As reported by EcoWatch, the construction of Energy Transfer Partners’ new Rover Pipeline through Ohio only began mid-February but the project has already resulted in 18 incidents involving mud spills from drilling, stormwater pollution and open burning that violated the U.S. Clean Air Act.

The Dallas-based company, which is also the operator of the controversial Dakota Access Pipeline, has been fined $431,000 by the Ohio Environmental Protection Agency (EPA) for water and air pollution violations across various sites in Ohio.

As The Columbus Dispatch reported, the incidents occurred from late March up to Monday’s 200-gallon release of mud in Harrison County.  The largest discharge leaked millions of gallons of bentonite mud, a drilling lubricant, into a protected wetland in April.

Notably, Craig Butler, the Ohio EPA director, told The Washington Post that the largest spill could reach 5 million gallons, much higher than the original 2 million gallon estimate.

An Energy Transfer Partners spokesman responded, “We have no idea where they came up with those figures.”

Butler told The Post that two of the spills affected drinking water supplies and that two municipalities needed to adjust their filtration systems to protect drinking water.

As far as Energy Transfer’s response, Butler said the company has been “dismissive,” “exceptionally disappointing” and unlike any other response he has seen.  According to Butler, the company claimed that the state EPA lacks the authority to interfere with the Rover project.

Butler said he arranged a meeting with Energy Transfer Partners executives to say “how upset Ohio was” and to arrange new response plans. However, the company said it would continue to operate and has not yet paid any of its fines.

An Energy Transfer spokeswoman told The Columbus Dispatch that the “small number of inadvertent releases of ‘drilling mud’ during horizontal drilling in Ohio … is not an unusual occurrence when executing directional drilling operations and is all permitted activity by (the Federal Energy Regulatory Commission).”

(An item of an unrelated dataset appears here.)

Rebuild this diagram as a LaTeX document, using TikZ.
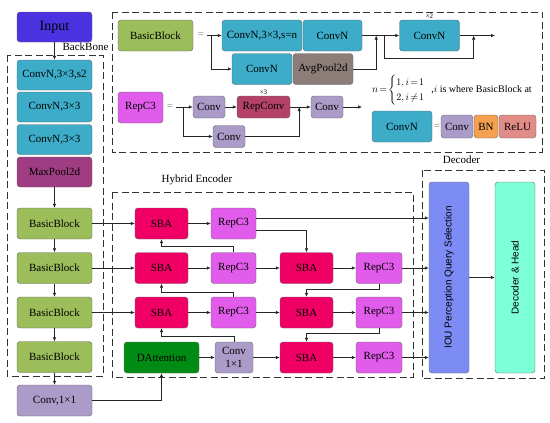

“We do not believe that there will be any impact to the environment,” she said, adding that the company is managing the Rover Pipeline situation in accordance with its federal- and state-approved contingency plan.

Ohio EPA officials contacted the Federal Energy Regulatory Commission for an analysis of the project.  Butler said the state EPA is also examining other legal options.

The finished 713-mile pipeline will carry fracked gas across Pennsylvania, West Virginia, Ohio, Michigan and Canada, and crosses three major rivers, the Maumee, Sandusky and Portage, all of which feed into Lake Erie.  The pipeline is designed to transport 3.25 billion cubic feet of domestically produced natural gas per day.